A Filter for Our Emotions

A large part of my spiritual journey is closely connected to my emotions and how I invite God into the internal world of my feelings. It's so easy for my heart to be hijacked when I give my emotions unfiltered freedom. Yet my emotions are an not to be ignored or denied. They are an important part of who I am as an image-bearer. I've learned to listen to my emotions.They give voice to the struggles and longings that stir deep within my soul. When I invite Father into this part of my life freedom and faith emerge.

Saturday morning I woke feeling anxious and afraid. Friends who know me well know that fear has been a consistent character in my story. It doesn't always have a reason. It just appears. Rather than allowing unfiltered fear to steal my heart I spent some time journaling what I was feeling that morning, reading the Psalms and asking Father to meet me in the place of my fear.

For your unfailing love toward me is as great as the heights of the heavens above the earth. You are like a Father to me, tender and compassionate to me.  For you understand how weak I am (Psalm 103:11,13-14).

I wrote these words in my journal Saturday morning...

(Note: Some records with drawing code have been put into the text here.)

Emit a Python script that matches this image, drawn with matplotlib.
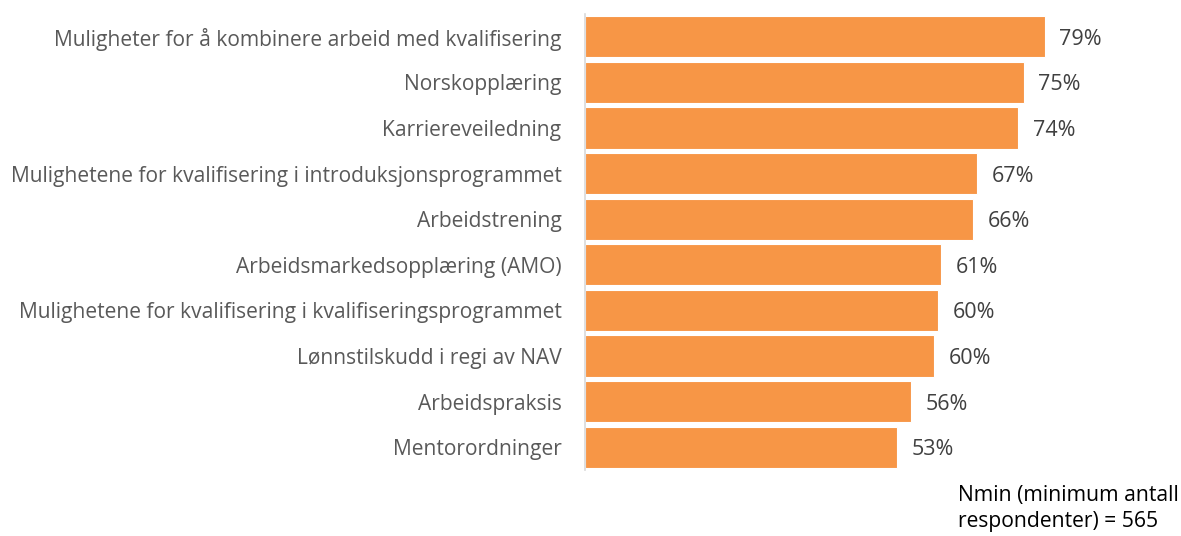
import matplotlib
matplotlib.use('Agg')
import matplotlib.pyplot as plt

categories = [
    'Muligheter for å kombinere arbeid med kvalifisering',
    'Norskopplæring',
    'Karriereveiledning',
    'Mulighetene for kvalifisering i introduksjonsprogrammet',
    'Arbeidstrening',
    'Arbeidsmarkedsopplæring (AMO)',
    'Mulighetene for kvalifisering i kvalifiseringsprogrammet',
    'Lønnstilskudd i regi av NAV',
    'Arbeidspraksis',
    'Mentorordninger',
]
values = [78.6, 75.0, 74.0, 67.0, 66.3, 60.9, 60.3, 59.7, 55.7, 53.4]
note = 'Nmin (minimum antall\nrespondenter) = 565'

plt.rcParams['font.family'] = ['Open Sans', 'DejaVu Sans']

fig = plt.figure(figsize=(11.81, 5.36), dpi=100)
ax = fig.add_axes([585/1181, 1-470/536, 585/1181, 456/536])

ypos = list(range(len(categories)))[::-1]
ax.barh(ypos, values, height=0.9, color='#F79646', edgecolor='white', linewidth=0.8)
for y, v in zip(ypos, values):
    ax.text(v + 2.5, y, '%d%%' % round(v), va='center_baseline', ha='left',
            fontsize=15.5, color='#404040')

ax.set_xlim(0, 100)
ax.set_ylim(-0.5, len(categories) - 0.5)
ax.set_yticks(ypos)
ax.set_yticklabels(categories, fontsize=15.1, color='#595959')
ax.tick_params(axis='y', length=0, pad=17)
ax.set_xticks([])
for s in ['top', 'right', 'bottom']:
    ax.spines[s].set_visible(False)
ax.spines['left'].set_color('#D9D9D9')
ax.spines['left'].set_linewidth(1.2)

fig.text(958/1181, 1-532/536, note, ha='left', va='bottom', fontsize=15.2,
         color='black', linespacing=1.3)

fig.savefig('out.png', dpi=100)
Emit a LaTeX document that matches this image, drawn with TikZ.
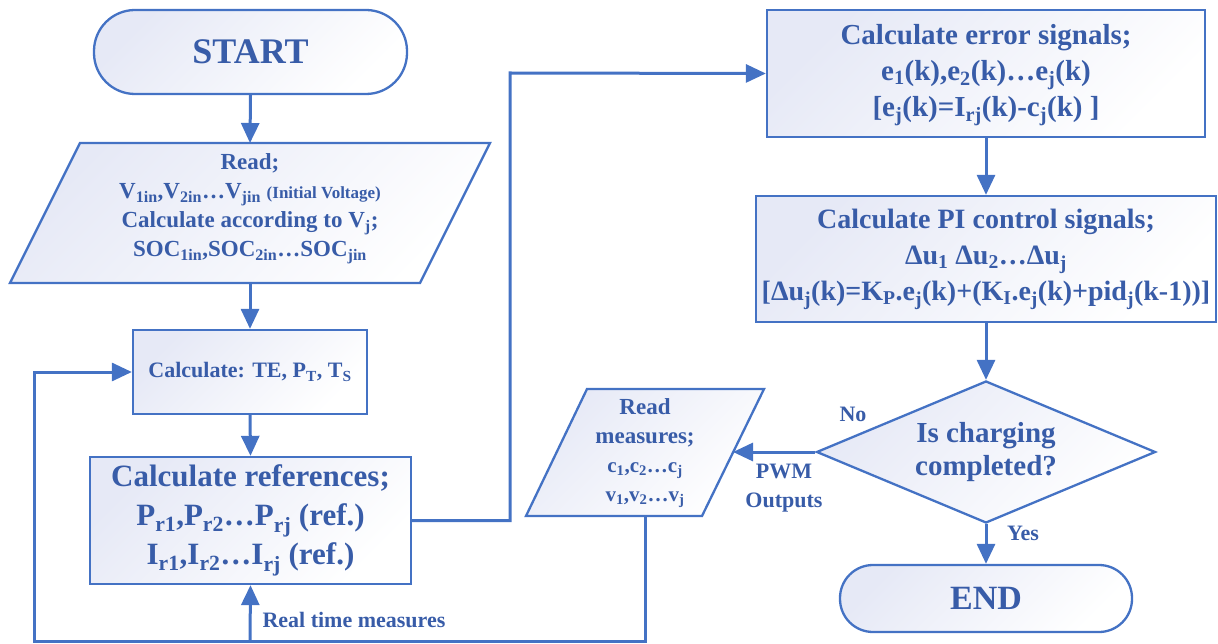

Father I have once again been reminded of my brokenness and weakness. My heart so easily drifts to places that feel hard. I struggle with fear. I feel inadequate as a husband, father and pastor. I struggle with deeply engrained flesh patterns that haunt me. I find comfort that you understand my weakness and brokenness. It takes the edge off the shame I sometimes feel that my faith is not stronger than it is. Thank you for your mercy, patience and forgiveness. Your tenderness as a Father stirs within me a longing to rest more comfortably in the awareness of your unfailing love for me. Thank you for loving me with tenderness and compassion.   GF

As I wrote these words my heart felt lighter. A smile came to my face. Father led me to a quiet place where faith stilled my fear. My emotions, while still very real, were now filtered through the reminder of God's enduring love for me.

Fighting for your heart,

Gary Franklin

Reflections for your spiritual journey:

  1. Think about the role your emotions play in your spiritual outlook and journey?
  2. Do you see your emotions as fertile soil for spiritual formation or something to be avoided? 
  3. Think about an emotional pattern than plays a major role in your life. Bring the emotion to Father as a reflection of your desire to do life togther and invite Him to filter what you feel with His presence.